Follow question: how to use text_mask, attention_mask and image_mask in the pipeline? I am a little bit confused.
@irowberry just stick with the normal loss for now until you see some signal
we can see how good the technique is on its own
@shileims yea, masking is the most confusing part of learning attention
there is only one mask you need to worry about. the text_mask
becomes the key_padding_mask
in the cross attention layer (as the text tokens itself becomes the key / values). in other words, text_mask
and the attention_mask
is the same
the image_mask
is something different. it is a segmentation mask outputted by another pretrained model, meant to help better guide the model during fine tuning by modulating the loss. basically what @irowberry asked about in the comment above. i say just ignore that for now
hi @lucidrains , But in the MemoryEfficientCrossAttention class from official SD repo, it shows the mask should be None.
@shileims oh that's interesting
how about the regular cross attention class?
Hi @lucidrains yes, the regular cross attention class copes with the mask.
Should we switch to regular cross attention?
@shileims yes, i think so
i'm actually surprised the memory efficient cross attention would work without masking, unless if it is intended for inference with one batch sample at a time (no key padding)
hi @lucidrains , Does ema_concept_text_encs require gradients? I think it is i*. self.register_buffer('ema_concept_text_encs', torch.zeros(num_concepts, dim_input, requires_grad=True))

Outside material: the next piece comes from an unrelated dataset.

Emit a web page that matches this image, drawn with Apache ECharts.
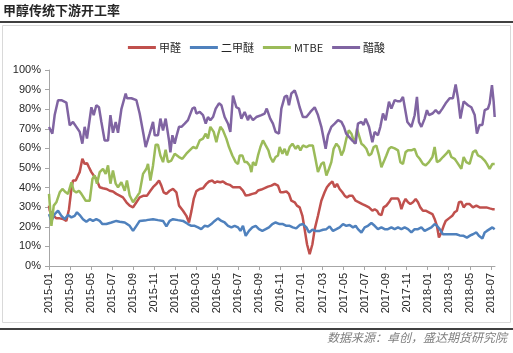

@shileims no it does not, the authors update that using exponential moving average afaict
hi @lucidrains , @irowberry , Do you have a repo recommendation for integrating current rank-one model editing functions for the dream booth?
After implementation by myself, I found the same prompt with different runs will get totally the same results. Any suggestions here? Thanks
Okay, I am not sure what I'm doing wrong, but these are the sorts of images I'm getting.
@irowberry nice! want to share your code? you and @shileims should also get a discord room and review each other's work
i'm in the middle of a project and can't context switch atm, but will try to get back to this this weekend
Here's the code, I'm trying to get it to work with Hugging Face's models, and it does sort of. However, there's an important edit that needs to be made within the diffusers package. In diffusers/models/attention_processor.py
in the Attention
class, and prepare_attention_mask
method, there is a TODO that says something about stable-diffusion-pipelines (line 408). You just need to change attention_mask to be F.pad(attention_mask, (0, target_length - current_length), value=0.0)
in that if branch.
train_perfusion.txt
@irowberry cool, want to check in that text file into either a gist or repo?
Yeah I just made a repo. Here's the link https://github.com/irowberry/perfusion-training/blob/main/train_perfusion.py
Hi Author, This is a really amazing repo. I check the progress every day and hope to get it to try. Do you have an estimation deadline for finishing the training code? Thank you so much!